Excitonic quenching of the oxygen-chain phonon in the photoinduced metal-to-insulator transition of photoexcited Sr0.95NbO3.37 studied by ultraviolet-resonance Raman scattering

The quasi-one-dimensional metal Sr0.95NbO3.37 shows a metal-to-insulator transition upon laser-induced pumping of the d-d exciton at 1.1 eV. The oxygen-chain-related phonon modes are highly susceptible to this metal-to-insulator transition due to their sensitivity to structural and electronic changes. We employ angle-dependent UV-resonance Raman spectroscopy to probe the nonequilibrium oxygen-chain-related phonon dynamics and the concomitant changes in the angle-dependent midinfrared reflectance.
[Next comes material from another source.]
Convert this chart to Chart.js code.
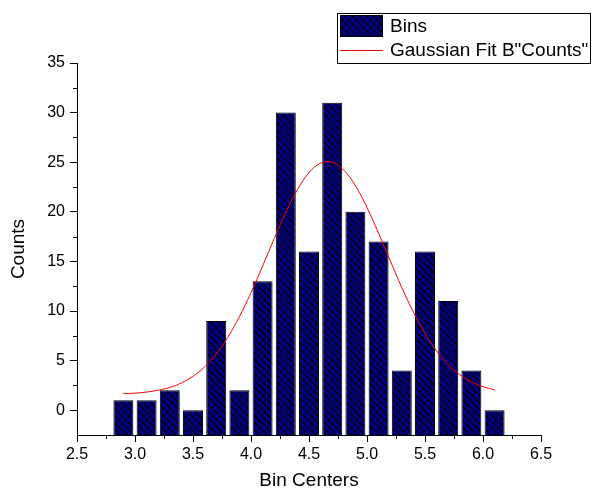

The latter shows the expected reduction of charge carrier density upon pumping, whereas the central chain mode at 680 cm-1 can be selectively quenched upon pumping the d-d excitons. We find that the underlying quenching mechanism for this phonon is electronically driven and related to the photo-induced bleaching of the charge-transfer transition. First-principles calculations show the connection between phonon dispersion and electronic band structure leading to the selective quenching of the oxygen-chain mode. Our results contribute to a deeper understanding of the interplay between lattice and charge degrees of freedom for exciton-based optoelectronics.